* begin MATERIAL FOR THIS TASK *

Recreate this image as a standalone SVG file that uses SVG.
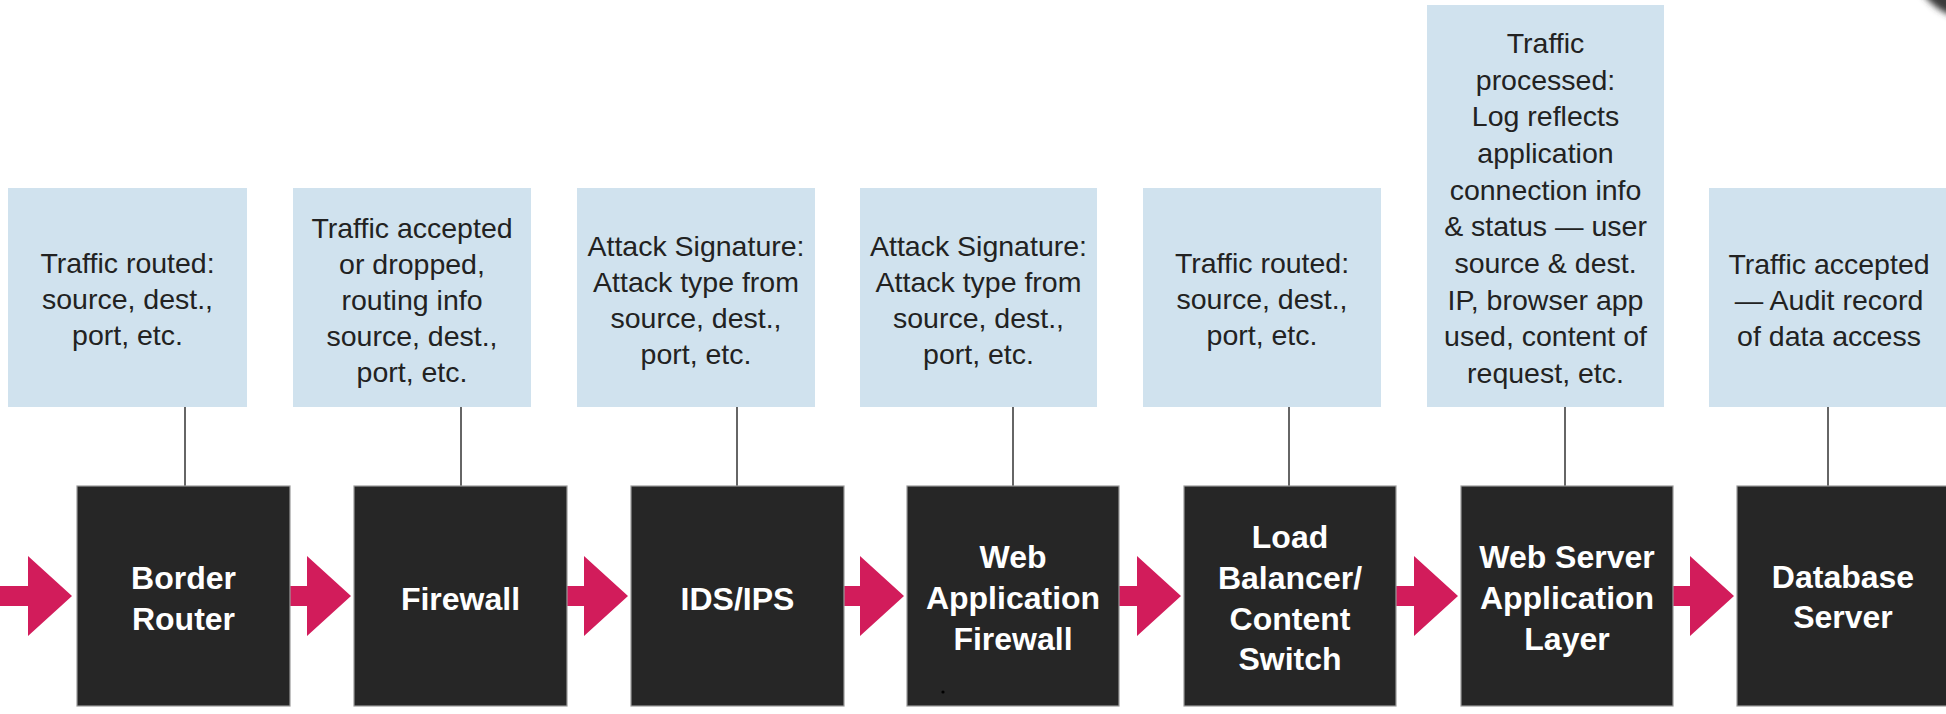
<svg xmlns="http://www.w3.org/2000/svg" width="1946" height="714" viewBox="0 0 1946 714">
<defs>
<style>
.note{fill:#d0e2ee;}
.nt{font-family:"Liberation Sans",Arial,Helvetica,sans-serif;font-size:28.5px;fill:#222;text-anchor:middle;}
.dev{fill:#262626;stroke:#9a9a9a;stroke-width:1.2;}
.dt{font-family:"Liberation Sans",Arial,Helvetica,sans-serif;font-size:32px;font-weight:bold;fill:#fff;text-anchor:middle;}
.link{stroke:#666;stroke-width:2;fill:none;}
.arrow{fill:#d21c5b;}
</style>
<filter id="blur" x="-50%" y="-50%" width="200%" height="200%"><feGaussianBlur stdDeviation="3"/></filter>
</defs>
<rect width="1946" height="714" fill="#fff"/>
<circle cx="1975" cy="-45" r="65" fill="#3a3a3a" filter="url(#blur)"/>

<g id="connectors">
<line class="link" x1="185" y1="407" x2="185" y2="486"/>
<line class="link" x1="461" y1="407" x2="461" y2="486"/>
<line class="link" x1="737" y1="407" x2="737" y2="486"/>
<line class="link" x1="1013" y1="407" x2="1013" y2="486"/>
<line class="link" x1="1289" y1="407" x2="1289" y2="486"/>
<line class="link" x1="1565" y1="407" x2="1565" y2="486"/>
<line class="link" x1="1828" y1="407" x2="1828" y2="486"/>
<path class="arrow" d="M0,586 H28 V556 L72,596 L28,636 V606 H0 Z"/>
<path class="arrow" d="M289,586 H307 V556 L351,596 L307,636 V606 H289 Z"/>
<path class="arrow" d="M566,586 H584 V556 L628,596 L584,636 V606 H566 Z"/>
<path class="arrow" d="M843,586 H860 V556 L904,596 L860,636 V606 H843 Z"/>
<path class="arrow" d="M1119,586 H1137 V556 L1181,596 L1137,636 V606 H1119 Z"/>
<path class="arrow" d="M1396,586 H1414 V556 L1458,596 L1414,636 V606 H1396 Z"/>
<path class="arrow" d="M1673,586 H1690 V556 L1734,596 L1690,636 V606 H1673 Z"/>
</g>

<g id="note1">
<rect class="note" x="8" y="188" width="239" height="219"/>
<text class="nt" x="127.5"><tspan x="127.5" y="273">Traffic routed:</tspan><tspan x="127.5" y="309">source, dest.,</tspan><tspan x="127.5" y="345">port, etc.</tspan></text>
</g>
<g id="note2">
<rect class="note" x="293" y="188" width="238" height="219"/>
<text class="nt"><tspan x="412" y="238">Traffic accepted</tspan><tspan x="412" y="274">or dropped,</tspan><tspan x="412" y="310">routing info</tspan><tspan x="412" y="346">source, dest.,</tspan><tspan x="412" y="382">port, etc.</tspan></text>
</g>
<g id="note3">
<rect class="note" x="577" y="188" width="238" height="219"/>
<text class="nt"><tspan x="696" y="256">Attack Signature:</tspan><tspan x="696" y="292">Attack type from</tspan><tspan x="696" y="328">source, dest.,</tspan><tspan x="696" y="364">port, etc.</tspan></text>
</g>
<g id="note4">
<rect class="note" x="860" y="188" width="237" height="219"/>
<text class="nt"><tspan x="978.5" y="256">Attack Signature:</tspan><tspan x="978.5" y="292">Attack type from</tspan><tspan x="978.5" y="328">source, dest.,</tspan><tspan x="978.5" y="364">port, etc.</tspan></text>
</g>
<g id="note5">
<rect class="note" x="1143" y="188" width="238" height="219"/>
<text class="nt"><tspan x="1262" y="273">Traffic routed:</tspan><tspan x="1262" y="309">source, dest.,</tspan><tspan x="1262" y="345">port, etc.</tspan></text>
</g>
<g id="note6">
<rect class="note" x="1427" y="5" width="237" height="402"/>
<text class="nt"><tspan x="1545.5" y="53">Traffic</tspan><tspan x="1545.5" y="89.7">processed:</tspan><tspan x="1545.5" y="126.3">Log reflects</tspan><tspan x="1545.5" y="163">application</tspan><tspan x="1545.5" y="199.7">connection info</tspan><tspan x="1545.5" y="236.3">&amp; status — user</tspan><tspan x="1545.5" y="273">source &amp; dest.</tspan><tspan x="1545.5" y="309.7">IP, browser app</tspan><tspan x="1545.5" y="346.3">used, content of</tspan><tspan x="1545.5" y="383">request, etc.</tspan></text>
</g>
<g id="note7">
<rect class="note" x="1709" y="188" width="240" height="219"/>
<text class="nt"><tspan x="1829" y="274">Traffic accepted</tspan><tspan x="1829" y="310">— Audit record</tspan><tspan x="1829" y="346">of data access</tspan></text>
</g>

<g id="border-router">
<rect class="dev" x="77" y="486" width="213" height="220"/>
<text class="dt"><tspan x="183.5" y="589">Border</tspan><tspan x="183.5" y="630">Router</tspan></text>
</g>
<g id="firewall">
<rect class="dev" x="354" y="486" width="213" height="220"/>
<text class="dt" x="460.5" y="610">Firewall</text>
</g>
<g id="ids-ips">
<rect class="dev" x="631" y="486" width="213" height="220"/>
<text class="dt" x="737.5" y="610">IDS/IPS</text>
</g>
<g id="waf">
<rect class="dev" x="907" y="486" width="212" height="220"/>
<text class="dt"><tspan x="1013" y="568">Web</tspan><tspan x="1013" y="609">Application</tspan><tspan x="1013" y="650">Firewall</tspan></text>
<circle cx="943" cy="692" r="1.6" fill="#000"/>
</g>
<g id="load-balancer">
<rect class="dev" x="1184" y="486" width="212" height="220"/>
<text class="dt"><tspan x="1290" y="548">Load</tspan><tspan x="1290" y="589">Balancer/</tspan><tspan x="1290" y="630">Content</tspan><tspan x="1290" y="670">Switch</tspan></text>
</g>
<g id="web-server">
<rect class="dev" x="1461" y="486" width="212" height="220"/>
<text class="dt"><tspan x="1567" y="568">Web Server</tspan><tspan x="1567" y="609">Application</tspan><tspan x="1567" y="650">Layer</tspan></text>
</g>
<g id="database-server">
<rect class="dev" x="1737" y="486" width="215" height="220"/>
<text class="dt"><tspan x="1843" y="588">Database</tspan><tspan x="1843" y="628">Server</tspan></text>
</g>
</svg>
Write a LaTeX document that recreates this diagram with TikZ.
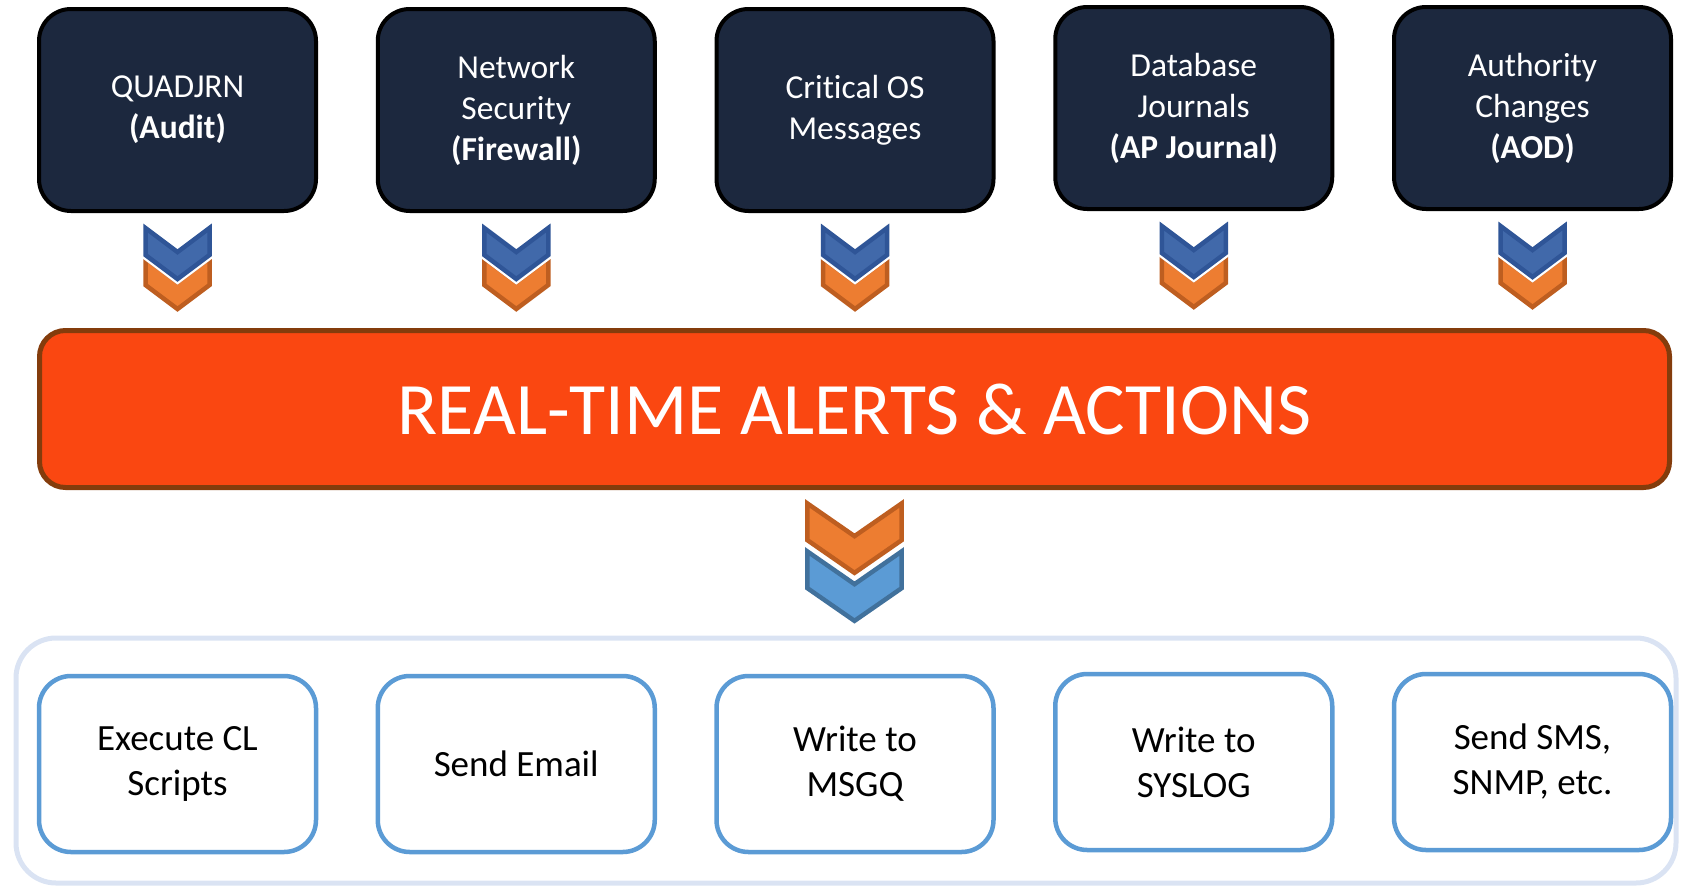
\documentclass[tikz,border=0pt]{standalone}
\usepackage{fontspec}
\setmainfont{Carlito}[Ligatures=NoCommon]
\usetikzlibrary{positioning,calc}

\definecolor{navy}{RGB}{28,40,62}
\definecolor{barfill}{RGB}{250,71,17}
\definecolor{bardraw}{RGB}{132,60,12}
\definecolor{orfill}{RGB}{237,125,49}
\definecolor{ordraw}{RGB}{190,94,32}
\definecolor{bluefill}{RGB}{65,105,170}
\definecolor{bluedraw}{RGB}{47,85,151}
\definecolor{skyfill}{RGB}{91,155,213}
\definecolor{skydraw}{RGB}{65,113,156}
\definecolor{actblue}{RGB}{91,155,213}
\definecolor{frame}{RGB}{218,227,243}

\begin{document}
\begin{tikzpicture}[x=1pt,y=-1pt,node distance=338.75pt,
    src/.style={draw=black,line width=4pt,fill=navy,rounded corners=32pt,
      minimum width=277pt,minimum height=202pt,text=white,align=center,
      font=\fontsize{33.5}{41}\selectfont},
    act/.style={draw=actblue,line width=4.5pt,fill=white,rounded corners=32pt,
      minimum width=277pt,minimum height=176pt,align=center,
      font=\fontsize{37}{45}\selectfont},
    bar/.style={draw=bardraw,line width=5pt,fill=barfill,rounded corners=26pt,
      minimum width=1630pt,minimum height=157pt,text=white,
      font=\fontsize{74}{88}\selectfont},
    chev/.pic={\path[pic actions] (-32,0) -- (0,24) -- (32,0) -- (32,27)
      -- (0,51) -- (-32,27) -- cycle;}]
  \useasboundingbox (0,0) rectangle (1681,886);

  % sources
  \node[src] (s1) at (177.5,110) {QUADJRN\\\textbf{(Audit)}};
  \node[src] (s2) [right of=s1] {Network\\Security\\\textbf{(Firewall)}};
  \node[src] (s3) [right of=s2] {Critical OS\\Messages};
  \node[src] (s4) [right of=s3,yshift=2pt] {Database\\Journals\\\textbf{(AP Journal)}};
  \node[src] (s5) [right of=s4] {Authority\\Changes\\\textbf{(AOD)}};

  \node[bar] (rt) at (854.5,409) {REAL-TIME ALERTS \& ACTIONS};

  \foreach \i in {1,...,5} {
    \pic[fill=orfill,draw=ordraw,line width=4.5pt] at ($(s\i.south)+(0,45)$) {chev};
    \pic[draw=white,line width=9pt] at ($(s\i.south)+(0,15)$) {chev};
    \pic[fill=bluefill,draw=bluedraw,line width=4.5pt] at ($(s\i.south)+(0,15)$) {chev};
  }

  \pic[fill=orfill,draw=ordraw,line width=4.5pt,xscale=1.47,yscale=1.36]
    at ($(rt.south)+(0,13.5)$) {chev};
  \pic[fill=skyfill,draw=skydraw,line width=4.5pt,xscale=1.47,yscale=1.36]
    at ($(rt.south)+(0,61.5)$) {chev};

  % actions
  \draw[draw=frame,line width=5pt,rounded corners=40pt] (16,638) rectangle (1676,883);
  \node[act] (a1) at (177.5,764) {Execute CL\\Scripts};
  \node[act] (a2) [right of=a1] {Send Email};
  \node[act] (a3) [right of=a2] {Write to\\MSGQ};
  \node[act] (a4) [right of=a3,yshift=2pt] {Write to\\SYSLOG};
  \node[act] (a5) [right of=a4] {Send SMS,\\SNMP, etc.};
\end{tikzpicture}
\end{document}
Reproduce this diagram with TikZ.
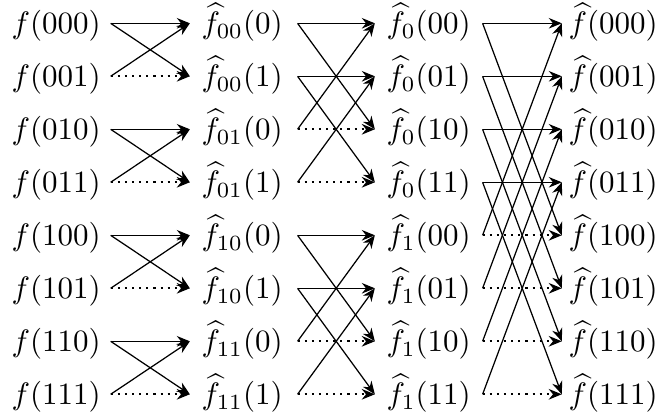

* end MATERIAL FOR THIS TASK *

*STATED EXERCISE*
In the listing above, find the line containing "Write a LaTeX" and the line containing "(0,0) rectangle (1681,886);", then output those two lines and everything between them exactly as written, without the images.

*RESULT*
Write a LaTeX document that recreates this diagram with TikZ.
\documentclass[tikz,border=0pt]{standalone}
\usepackage{fontspec}
\setmainfont{Carlito}[Ligatures=NoCommon]
\usetikzlibrary{positioning,calc}

\definecolor{navy}{RGB}{28,40,62}
\definecolor{barfill}{RGB}{250,71,17}
\definecolor{bardraw}{RGB}{132,60,12}
\definecolor{orfill}{RGB}{237,125,49}
\definecolor{ordraw}{RGB}{190,94,32}
\definecolor{bluefill}{RGB}{65,105,170}
\definecolor{bluedraw}{RGB}{47,85,151}
\definecolor{skyfill}{RGB}{91,155,213}
\definecolor{skydraw}{RGB}{65,113,156}
\definecolor{actblue}{RGB}{91,155,213}
\definecolor{frame}{RGB}{218,227,243}

\begin{document}
\begin{tikzpicture}[x=1pt,y=-1pt,node distance=338.75pt,
    src/.style={draw=black,line width=4pt,fill=navy,rounded corners=32pt,
      minimum width=277pt,minimum height=202pt,text=white,align=center,
      font=\fontsize{33.5}{41}\selectfont},
    act/.style={draw=actblue,line width=4.5pt,fill=white,rounded corners=32pt,
      minimum width=277pt,minimum height=176pt,align=center,
      font=\fontsize{37}{45}\selectfont},
    bar/.style={draw=bardraw,line width=5pt,fill=barfill,rounded corners=26pt,
      minimum width=1630pt,minimum height=157pt,text=white,
      font=\fontsize{74}{88}\selectfont},
    chev/.pic={\path[pic actions] (-32,0) -- (0,24) -- (32,0) -- (32,27)
      -- (0,51) -- (-32,27) -- cycle;}]
  \useasboundingbox (0,0) rectangle (1681,886);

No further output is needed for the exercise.